My long-standing interest in Chandler was re-awakened recently by the reissue of the film version of his novel, The Long Goodbye. Good as the film is, I realized as I sat through it that it left out much of the meaning and social criticism of the book. The only solution was to go back to Chandler himself and see how he holds up in 2007. For my reading I chose two of his books, a middle one, The High Window (1942), and his last completed one, The Long Goodbye (1954). Coincidentally, the two I chose are the two Chandler novels that H.R.F. Keating includes in his list of the 100 best crime and mystery books.

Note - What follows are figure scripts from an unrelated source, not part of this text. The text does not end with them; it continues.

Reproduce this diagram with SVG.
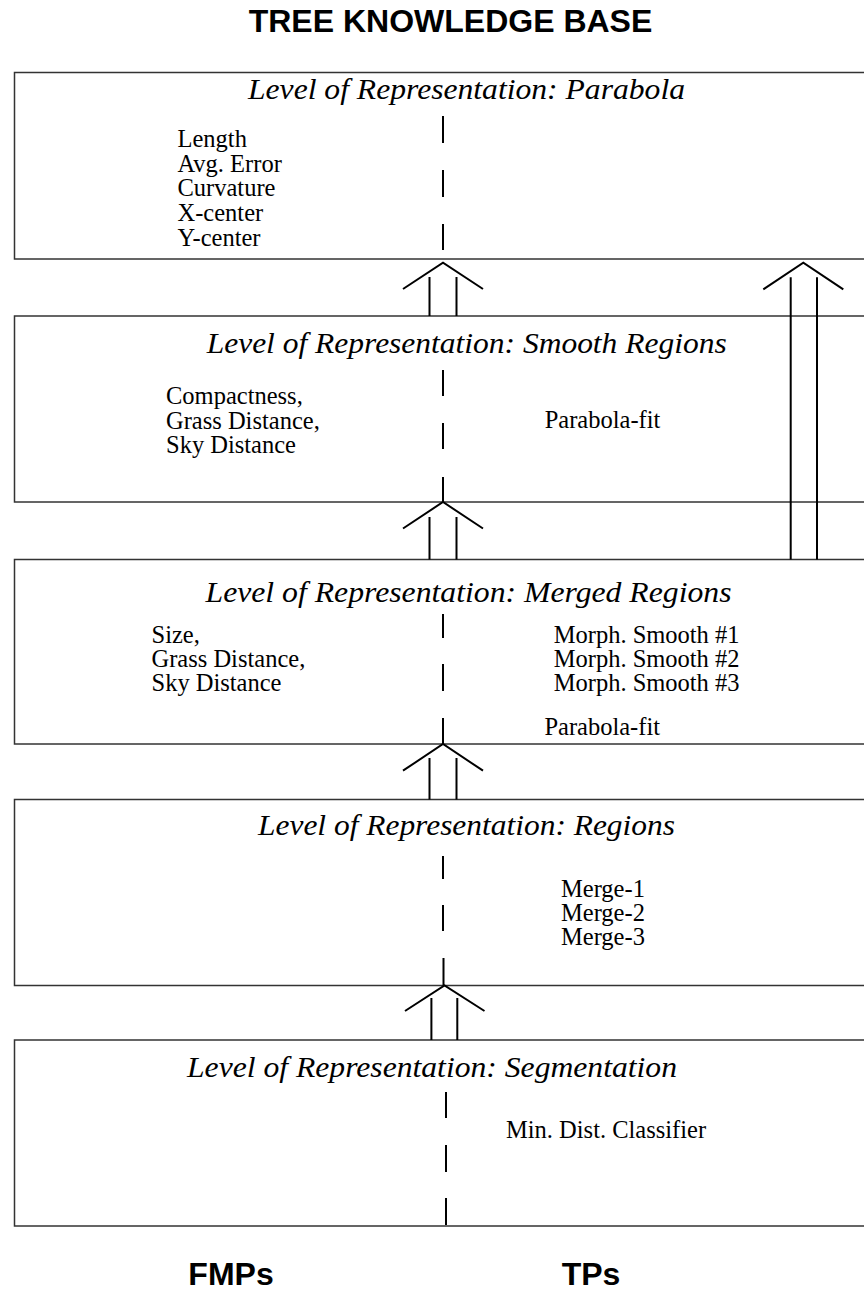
<svg xmlns="http://www.w3.org/2000/svg" width="864" height="1293" viewBox="0 0 864 1293">
  <style>
    .box { fill: #fff; stroke: #333; stroke-width: 1.5; }
    .head { font-family: "Liberation Sans", Arial, sans-serif; font-weight: bold; font-size: 32px; fill: #000; }
    .level { font-family: "Liberation Serif", "Times New Roman", serif; font-style: italic; font-size: 30px; fill: #000; }
    .item { font-family: "Liberation Serif", "Times New Roman", serif; font-size: 24.5px; fill: #000; }
    .dash { stroke: #000; stroke-width: 2; fill: none; }
    .arrow { stroke: #000; stroke-width: 2; fill: none; stroke-linecap: butt; }
  </style>

  <rect width="864" height="1293" fill="#fff"/>

  <text class="head" x="450.5" y="32" text-anchor="middle">TREE KNOWLEDGE BASE</text>

  <!-- Level: Parabola -->
  <g id="level-parabola">
    <rect class="box" x="14.5" y="72.5" width="900" height="186.5"/>
    <text class="level" x="248" y="99" textLength="437" lengthAdjust="spacingAndGlyphs">Level of Representation: Parabola</text>
    <text class="item" x="177.5" y="147">Length</text>
    <text class="item" x="177.5" y="172">Avg. Error</text>
    <text class="item" x="177.5" y="196">Curvature</text>
    <text class="item" x="177.5" y="221">X-center</text>
    <text class="item" x="177.5" y="246">Y-center</text>
    <path class="dash" d="M443 116V143M443 170V197M443 224V250"/>
  </g>

  <!-- Level: Smooth Regions -->
  <g id="level-smooth">
    <rect class="box" x="14.5" y="316" width="900" height="186"/>
    <text class="level" x="206.7" y="353" textLength="520" lengthAdjust="spacingAndGlyphs">Level of Representation: Smooth Regions</text>
    <text class="item" x="166" y="404">Compactness,</text>
    <text class="item" x="166" y="429">Grass Distance,</text>
    <text class="item" x="166" y="453">Sky Distance</text>
    <text class="item" x="544.7" y="428">Parabola-fit</text>
    <path class="dash" d="M443 370V396M443 423V449M443 477V502"/>
  </g>

  <!-- Level: Merged Regions -->
  <g id="level-merged">
    <rect class="box" x="14.5" y="559.5" width="900" height="184.5"/>
    <text class="level" x="205.5" y="602" textLength="526" lengthAdjust="spacingAndGlyphs">Level of Representation: Merged Regions</text>
    <text class="item" x="151.5" y="643">Size,</text>
    <text class="item" x="151.5" y="667">Grass Distance,</text>
    <text class="item" x="151.5" y="691">Sky Distance</text>
    <text class="item" x="553.7" y="643">Morph. Smooth #1</text>
    <text class="item" x="553.7" y="667">Morph. Smooth #2</text>
    <text class="item" x="553.7" y="691">Morph. Smooth #3</text>
    <text class="item" x="544.4" y="735">Parabola-fit</text>
    <path class="dash" d="M443 614V638M443 664V691M443 718V744"/>
  </g>

  <!-- Level: Regions -->
  <g id="level-regions">
    <rect class="box" x="14.5" y="799.5" width="900" height="186"/>
    <text class="level" x="258" y="835" textLength="417" lengthAdjust="spacingAndGlyphs">Level of Representation: Regions</text>
    <text class="item" x="561" y="897">Merge-1</text>
    <text class="item" x="561" y="921">Merge-2</text>
    <text class="item" x="561" y="945">Merge-3</text>
    <path class="dash" d="M443 856V879M443 905V931M443.5 958V985.5"/>
  </g>

  <!-- Level: Segmentation -->
  <g id="level-segmentation">
    <rect class="box" x="14.5" y="1040" width="900" height="186"/>
    <text class="level" x="187" y="1077" textLength="490" lengthAdjust="spacingAndGlyphs">Level of Representation: Segmentation</text>
    <text class="item" x="506" y="1138">Min. Dist. Classifier</text>
    <path class="dash" d="M446 1092V1118M446 1145V1172M446 1198V1225"/>
  </g>

  <!-- Upward double-line arrows between levels -->
  <g id="connectors">
    <path class="arrow" d="M403 289L443 262.7L483 289M429.5 277V316M456.5 277V316"/>
    <path class="arrow" d="M763.3 289.3L803.3 262.7L843.3 289.3M790.7 277.3V559.5M817 277.3V559.5"/>
    <path class="arrow" d="M403 528.5L443 502L483 528.5M429.5 517V559.5M456.5 517V559.5"/>
    <path class="arrow" d="M403 770.7L443 744L483 770.7M429.5 758V799.5M456.5 758V799.5"/>
    <path class="arrow" d="M405 1011L444.5 985.5L484.5 1011M431.4 998V1040M457.3 998V1040"/>
  </g>

  <text class="head" x="231" y="1285" text-anchor="middle">FMPs</text>
  <text class="head" x="591" y="1285" text-anchor="middle">TPs</text>
</svg>
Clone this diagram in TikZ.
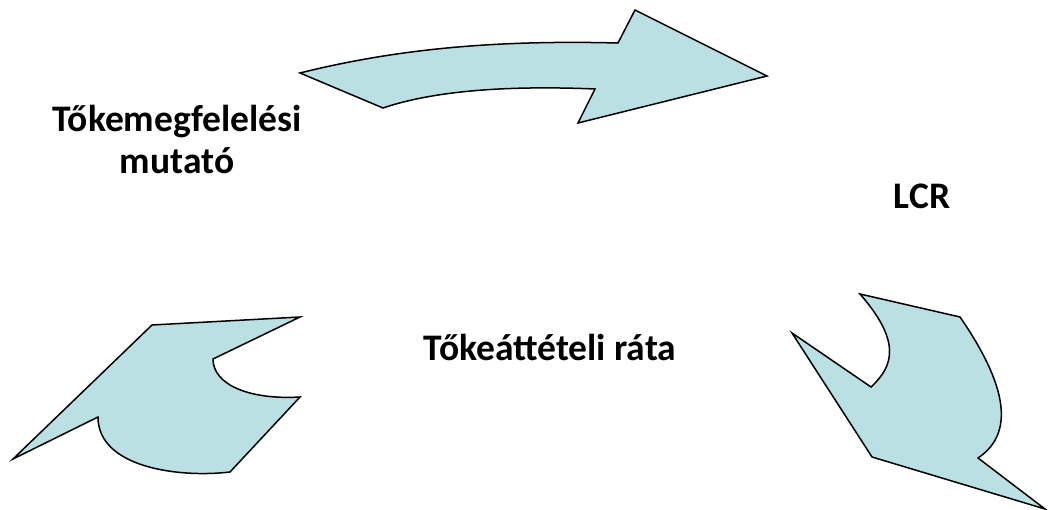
\documentclass[tikz,border=0pt]{standalone}
\usepackage{fontspec}
\setmainfont{Carlito}
\begin{document}
\begin{tikzpicture}[x=1pt,y=-1pt,
  arrowshape/.style={fill=arrowfill,draw=black,line width=1.5pt,line join=miter},
  lbl/.style={font=\fontsize{37.5}{42}\selectfont\bfseries,align=center,inner sep=0pt}]
\definecolor{arrowfill}{HTML}{BBE0E3}
\useasboundingbox (0,0) rectangle (1048,510);
% top arrow
\draw[arrowshape] (300,73) .. controls (400,48) and (500,40) .. (618,43)
  -- (635,10) -- (767,76) -- (578,123) -- (595,89)
  .. controls (500,85) and (430,92) .. (383,108) -- cycle;
% bottom-left arrow
\draw[arrowshape] (152,325) -- (300,317) -- (213,359)
  .. controls (213,385) and (250,400) .. (300,397)
  -- (230,472) .. controls (180,478) and (98,468) .. (98,417)
  -- (13,459) -- cycle;
% bottom-right arrow
\draw[arrowshape] (860,294) -- (960,317)
  .. controls (1000,375) and (1020,430) .. (978,458)
  -- (1045,509) -- (872,457) -- (792,333) -- (871,387)
  .. controls (895,365) and (900,340) .. cycle;
\node[lbl] (cap) at (177,139) {Tőkemegfelelési\\mutató};
\node[lbl] (lcr) at (922,196) {LCR};
\node[lbl] (lev) at (550,347) {Tőkeáttételi ráta};
\end{tikzpicture}
\end{document}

Chandler (1885-1959) had a relatively short writing career. Born in Chicago, he was educated mainly in England and served in the Royal Air Force in World War I. Back in the United States, he settled in southern California and worked in the oil business. He did not begin writing until 1933, when he was 48 years old. He had several short stories published in Black Mask and other pulp magazines before he turned to writing novels.

His total output was small: six novels in fifteen years, from The Big Sleep in 1939 to The Long Goodbye in 1954. A short novel, Playback, was published in 1958, but it was fragmentary and incomplete. He also wrote for the screen, and received Academy Award nominations for screenplays of Double Indemnity in 1944 and The Blue Dahlia in 1946. An anthology, Raymond Chandler Speaking, a selection of essays, letters, and notebook jottings, was published in 1962. Some of his short stories and novelettes were reprinted in The Simple Art of Murder (1950, 1968) and Killer in the Rain (1964).

Chandler’s major work is probably not a specific title, but the continuing character of his private detective, Philip Marlowe, who appears in all the novels and many of the short stories. He established the quintessential character of many of the fictional detectives who followed him.
In an essay, “The Simple Art of Murder,” Chandler gave his concept of the character as he moved away from the dingy streets of Los Angeles to the wealthy suburbs of Pasadena, keeping personally remote from both extremes. He is a knight “in search of a hidden truth,” Chandler says, and adds in a famous passage:
“Down these mean streets a man must go who isn’t himself mean, who is neither tarnished nor afraid…He must be a complete man and a common man and yet an unusual man…He is a relatively poor man, or he would not be a detective at all. He is a common man or he could not go among common people.”

Above all, he is a lonely man. The circumstances of his work make it difficult or impossible for him to establish close relationships. Its perils make him disinclined to share his life with anyone else.

Marlowe changes and develops, of course, and it is this progress which might be the most absorbing feature of the Chandler novels as a whole. So it seemed to me on my recent re-reading. In the first book, The Big Sleep, he takes on a case for the dying General Sternwood, surrounded by all the trappings of wealth, but caught in a web of greed and blackmail.

From this point to the last novel, The Long Goodbye, in which Marlowe sends a friend of his off to Mexico even though he believes he may have murdered his wife, Chandler shows him becoming increasingly distant from his society, pessimistic about their motives and fearful of their collapse. He still remained his own man, though, taking a couple of beatings rather than yield what he knows.

In this novel, he is more tired, more disillusioned, more vulnerable than he has ever been before. He has seen too much of a man-eating, soul-devouring society. He has only his own integrity to cling to, and the modest fee for which he strives to “protect the innocent, guard the helpless and destroy the wicked.” There in a single statement is the over-riding theme of the Chandler novels.

Is Raymond Chandler still as good as he ever was? Yes!

Is Raymond Chandler still our best detective novelist? Yes!